Throughout 2019, the Steering Committee will seek input from the public and UGA students and faculty, as well as other cities that have already participated in the program, such as Cordele, Gainesville, Brunswick and Hinesville.
At a recent Archway Partnership meeting in Athens, Georgia Power, led locally by area manager Kerry Bridges, contributed $25,000 to help cover a portion of the costs of the project. The Thomson-McDuffie community is raising additional money from local business owners and other stakeholders to go toward plan implementation.
RSVP was developed as a result of the Special Downtown Development Task Force created by then Lieutenant Governor Casey Cagle and Georgia Cities Foundation President Mike Starr. The task force recommended the creation of the Georgia Downtown Renaissance Partnership. The Partnership, consisting of the Georgia Municipal Association, the Georgia Cities Foundation, and the University of Georgia, working in cooperation with the Georgia Department of Community Affairs and the Georgia Downtown Association, was established to help cities and local leaders focus on the importance of downtown planning and visioning.

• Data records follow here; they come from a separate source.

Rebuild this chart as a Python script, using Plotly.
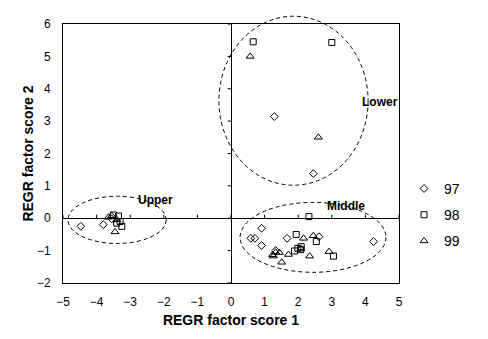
import plotly.graph_objects as go

# Factor scores by year (REGR factor score 1, REGR factor score 2)
x97 = [-4.47, -3.80, -3.55, 1.29, 2.45, 0.59, 0.71, 0.91, 0.91, 1.67, 2.62, 4.24, 1.33]
y97 = [-0.25, -0.20, -0.02, 3.14, 1.38, -0.62, -0.62, -0.31, -0.84, -0.62, -0.57, -0.72, -1.00]

x98 = [-3.50, -3.35, -3.30, -3.25, -3.40, 0.66, 3.00, 2.32, 1.94, 2.54, 1.89, 1.99, 2.09, 2.07, 3.05]
y98 = [0.10, 0.07, -0.10, -0.25, -0.15, 5.45, 5.43, 0.05, -0.50, -0.72, -1.01, -0.93, -0.88, -0.97, -1.17]

x99 = [-3.65, -3.55, -3.45, -3.40, 0.57, 2.60, 2.16, 2.45, 1.24, 1.33, 1.44, 1.51, 1.71, 2.08, 2.34, 2.92, 1.26]
y99 = [0.03, 0.08, -0.42, -0.05, 5.00, 2.50, -0.62, -0.54, -1.13, -1.05, -1.06, -1.36, -1.12, -0.95, -1.17, -1.03, -1.17]

years = ["97", "98", "99"]
symbols = ["diamond-open", "square-open", "triangle-up-open"]
sizes = [6, 6, 7]

# Cluster outlines: name, centre x, centre y, radius x, radius y, label position
groups = ["Upper", "Middle", "Lower"]
cx = [-3.39, 2.44, 1.86]
cy = [-0.05, -0.59, 3.63]
rx = [1.46, 2.17, 2.22]
ry = [0.73, 1.08, 2.61]
lab_x = [-2.25, 3.43, 4.42]
lab_y = [0.55, 0.37, 3.58]

x_ticks = list(range(-5, 6))
y_ticks = list(range(-2, 7))
x_range = [-5, 5]
y_range = [-2, 6]

font = "Liberation Sans, Arial, sans-serif"

fig = go.Figure()
for xs, ys, name, sym, sz in zip([x97, x98, x99], [y97, y98, y99], years, symbols, sizes):
    fig.add_trace(go.Scatter(
        x=xs, y=ys, mode="markers", name=name, legendgroup=name,
        marker=dict(symbol=sym, size=sz, color="black", line=dict(color="black", width=1)),
        cliponaxis=False,
    ))

def to_paper(v):
    return (v - y_range[0]) / (y_range[1] - y_range[0])

shapes = []
for c_x, c_y, r_x, r_y in zip(cx, cy, rx, ry):
    shapes.append(dict(
        type="circle", xref="x", yref="paper",
        x0=c_x - r_x, x1=c_x + r_x, y0=to_paper(c_y - r_y), y1=to_paper(c_y + r_y),
        line=dict(color="black", width=1, dash="4px,3px"), layer="below",
    ))

# small tick marks along the zero axes
for t in y_ticks:
    shapes.append(dict(type="line", xref="x", yref="y", x0=-0.1, x1=0, y0=t, y1=t,
                       line=dict(color="black", width=1)))
for t in x_ticks:
    shapes.append(dict(type="line", xref="x", yref="y", x0=t, x1=t, y0=0, y1=0.11,
                       line=dict(color="black", width=1)))

annotations = [
    dict(x=lx, y=ly, xref="x", yref="y", text="<b>%s</b>" % g, showarrow=False,
         font=dict(family=font, size=12, color="black"))
    for g, lx, ly in zip(groups, lab_x, lab_y)
]

fig.update_layout(
    width=488, height=339,
    margin=dict(l=63, r=89, t=24, b=56, autoexpand=False),
    paper_bgcolor="white", plot_bgcolor="white",
    font=dict(family=font, color="black"),
    shapes=shapes, annotations=annotations,
    showlegend=True,
    legend=dict(x=1.015, xanchor="left", y=0.425, yanchor="top",
                font=dict(family=font, size=14, color="black"),
                tracegroupgap=5, itemwidth=30,
                bgcolor="rgba(0,0,0,0)"),
    xaxis=dict(range=x_range, tickvals=x_ticks, showgrid=False,
               zeroline=True, zerolinecolor="black", zerolinewidth=1,
               showline=True, linecolor="black", linewidth=1, mirror=True,
               ticks="outside", ticklen=8, tickcolor="rgba(0,0,0,0)",
               tickfont=dict(size=12, family=font),
               title=dict(text="<b>REGR factor score 1</b>", font=dict(size=14, family=font),
                          standoff=6)),
    yaxis=dict(range=y_range, tickvals=y_ticks, showgrid=False,
               zeroline=True, zerolinecolor="black", zerolinewidth=1,
               showline=True, linecolor="black", linewidth=1, mirror=True,
               ticks="outside", ticklen=9, tickcolor="rgba(0,0,0,0)",
               tickfont=dict(size=12, family=font),
               title=dict(text="<b>REGR factor score 2</b>", font=dict(size=14, family=font),
                          standoff=0)),
)

fig.write_html("out.html")
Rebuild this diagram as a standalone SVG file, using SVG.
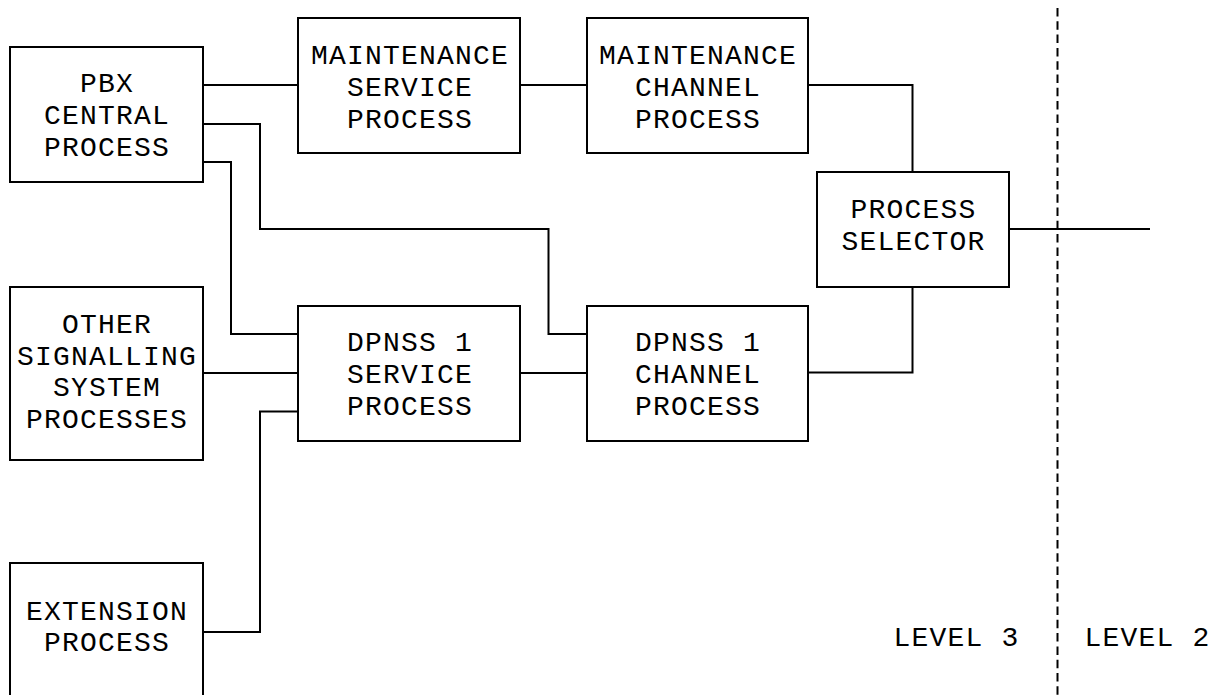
<svg xmlns="http://www.w3.org/2000/svg" width="1212" height="695" viewBox="0 0 1212 695">
<style>
.box{fill:#fff;stroke:#000;stroke-width:2}
.ln{fill:none;stroke:#000;stroke-width:2}
.dash{fill:none;stroke:#000;stroke-width:2;stroke-dasharray:8.5 4.8}
text{font-family:"Liberation Mono",monospace;font-size:28px;letter-spacing:1.2px;fill:#000;text-anchor:middle}
</style>
<rect width="1212" height="695" fill="#fff"/>
<g id="connectors">
<path class="ln" d="M203,85 H298"/>
<path class="ln" d="M520,85 H587"/>
<path class="ln" d="M808,85 H912.5 V172"/>
<path class="ln" d="M912.5,287 V372.5 H808"/>
<path class="ln" d="M1009,229 H1150"/>
<path class="ln" d="M203,124 H260 V229 H548.5 V334 H587"/>
<path class="ln" d="M203,162 H231 V334 H298"/>
<path class="ln" d="M203,373 H298"/>
<path class="ln" d="M520,373 H587"/>
<path class="ln" d="M203,632 H260 V411.5 H298"/>
</g>
<g id="level-boundary">
<path class="dash" d="M1057.5,8 V695"/>
<text x="956.6" y="646">LEVEL 3</text>
<text x="1147.6" y="646">LEVEL 2</text>
</g>
<g id="pbx-central">
<rect class="box" x="10" y="47" width="193" height="135"/>
<text x="107.1" y="92">PBX</text>
<text x="107.1" y="124">CENTRAL</text>
<text x="107.1" y="156">PROCESS</text>
</g>
<g id="maintenance-service">
<rect class="box" x="298" y="18" width="222" height="135"/>
<text x="410.1" y="64">MAINTENANCE</text>
<text x="410.1" y="95.5">SERVICE</text>
<text x="410.1" y="127.5">PROCESS</text>
</g>
<g id="maintenance-channel">
<rect class="box" x="587" y="18" width="221" height="135"/>
<text x="698.1" y="64">MAINTENANCE</text>
<text x="698.1" y="95.5">CHANNEL</text>
<text x="698.1" y="127.5">PROCESS</text>
</g>
<g id="process-selector">
<rect class="box" x="817" y="172" width="192" height="115"/>
<text x="913.6" y="217.5">PROCESS</text>
<text x="913.6" y="249.5">SELECTOR</text>
</g>
<g id="other-signalling">
<rect class="box" x="10" y="287" width="193" height="173"/>
<text x="107.1" y="332.5">OTHER</text>
<text x="107.1" y="364.5">SIGNALLING</text>
<text x="107.1" y="396">SYSTEM</text>
<text x="107.1" y="428">PROCESSES</text>
</g>
<g id="dpnss-service">
<rect class="box" x="298" y="306" width="222" height="135"/>
<text x="410.1" y="351">DPNSS 1</text>
<text x="410.1" y="383">SERVICE</text>
<text x="410.1" y="415">PROCESS</text>
</g>
<g id="dpnss-channel">
<rect class="box" x="587" y="306" width="221" height="135"/>
<text x="698.1" y="351">DPNSS 1</text>
<text x="698.1" y="383">CHANNEL</text>
<text x="698.1" y="415">PROCESS</text>
</g>
<g id="extension">
<rect class="box" x="10" y="563" width="193" height="150"/>
<text x="107.1" y="620">EXTENSION</text>
<text x="107.1" y="651">PROCESS</text>
</g>
</svg>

Cities selected for the RSVP program work with UGA faculty and students over nine months to create a development strategy designed to guide each city’s downtown revitalization efforts. The RSVP program helps cities generate a vision, action plan and short-term work program through a three-stage process of public input and engagement, visioning and design, and implementing a work program.
RSVP is among several ongoing, UGA-related projects in Thomson-McDuffie. Thanks to the Archway Partnership, students and faculty from multiple UGA colleges are in town working on projects in a number of areas. College of Environment and Design graduate student Ben Proulx is currently working on a landscape plan for the new government building and a renovation of the Thomson Twin Cinema façade, Terry College of Business students are developing a feasibility study and marketing plan for the cinema and are also developing a Community Resource Guide, just to name a few.
The Archway Partnership is a unit of Public Service and Outreach at UGA. It connects Georgia communities to the full range of higher education resources available at the university to address critical community-identified needs. Thomson-McDuffie is one of 13 communities selected for the Archway Partnership since the program began in 2005.